Task prompt » Pull out each line of the data that includes the word "with".

Records for processing »
========================================

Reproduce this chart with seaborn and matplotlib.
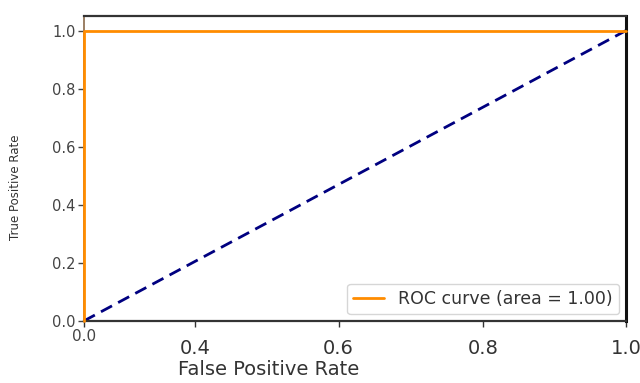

========================================

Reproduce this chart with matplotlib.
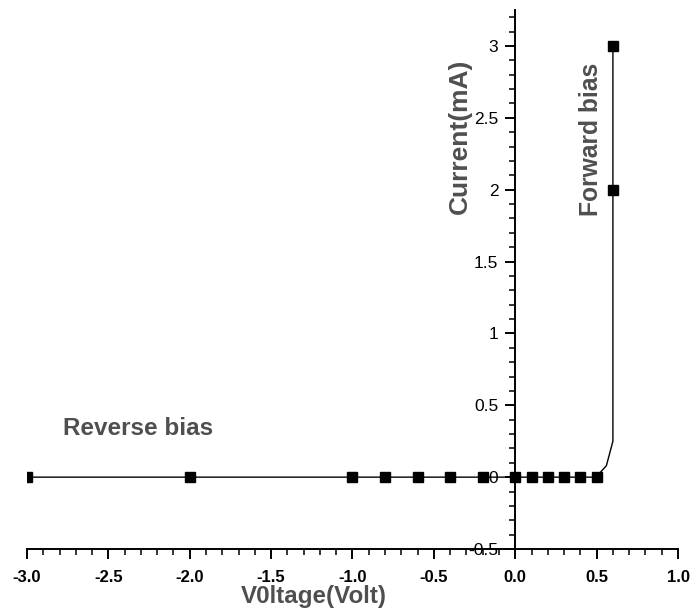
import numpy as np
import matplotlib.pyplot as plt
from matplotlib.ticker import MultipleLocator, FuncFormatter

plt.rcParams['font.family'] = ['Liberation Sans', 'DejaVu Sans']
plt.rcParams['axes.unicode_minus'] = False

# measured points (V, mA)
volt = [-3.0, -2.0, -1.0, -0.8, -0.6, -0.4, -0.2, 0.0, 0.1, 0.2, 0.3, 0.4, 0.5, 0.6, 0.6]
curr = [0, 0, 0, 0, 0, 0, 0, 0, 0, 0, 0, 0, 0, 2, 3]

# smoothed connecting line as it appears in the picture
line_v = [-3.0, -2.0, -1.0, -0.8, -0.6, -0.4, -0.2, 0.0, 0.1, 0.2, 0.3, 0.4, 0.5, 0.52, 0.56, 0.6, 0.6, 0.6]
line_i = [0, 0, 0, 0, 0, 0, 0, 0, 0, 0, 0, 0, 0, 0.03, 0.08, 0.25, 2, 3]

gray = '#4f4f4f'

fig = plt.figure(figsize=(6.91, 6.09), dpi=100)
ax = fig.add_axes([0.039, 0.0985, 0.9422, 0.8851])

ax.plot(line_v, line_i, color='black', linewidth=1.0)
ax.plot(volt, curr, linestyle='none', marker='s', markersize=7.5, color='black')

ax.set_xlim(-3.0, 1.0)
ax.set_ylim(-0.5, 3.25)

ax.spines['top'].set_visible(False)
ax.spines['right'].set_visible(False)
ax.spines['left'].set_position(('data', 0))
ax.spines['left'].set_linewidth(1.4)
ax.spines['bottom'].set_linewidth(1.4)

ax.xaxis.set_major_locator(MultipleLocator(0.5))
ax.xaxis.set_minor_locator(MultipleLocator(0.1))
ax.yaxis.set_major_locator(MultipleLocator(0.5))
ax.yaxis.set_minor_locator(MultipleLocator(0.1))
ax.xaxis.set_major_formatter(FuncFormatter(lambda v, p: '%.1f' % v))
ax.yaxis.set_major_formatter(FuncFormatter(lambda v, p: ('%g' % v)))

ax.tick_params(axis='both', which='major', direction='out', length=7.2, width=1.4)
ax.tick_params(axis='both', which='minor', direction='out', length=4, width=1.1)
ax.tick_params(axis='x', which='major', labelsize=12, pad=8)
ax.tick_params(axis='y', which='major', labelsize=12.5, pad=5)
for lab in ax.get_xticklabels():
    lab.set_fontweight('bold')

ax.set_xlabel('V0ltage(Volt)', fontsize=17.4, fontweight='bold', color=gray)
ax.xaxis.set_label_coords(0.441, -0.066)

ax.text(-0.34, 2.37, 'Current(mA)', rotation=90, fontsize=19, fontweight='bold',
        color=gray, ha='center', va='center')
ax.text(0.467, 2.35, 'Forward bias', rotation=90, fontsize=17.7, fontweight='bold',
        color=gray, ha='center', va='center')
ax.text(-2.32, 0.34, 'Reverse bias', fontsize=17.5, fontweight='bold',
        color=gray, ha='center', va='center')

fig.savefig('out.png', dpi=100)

========================================

Task answer »
Reproduce this chart with seaborn and matplotlib.
Reproduce this chart with matplotlib.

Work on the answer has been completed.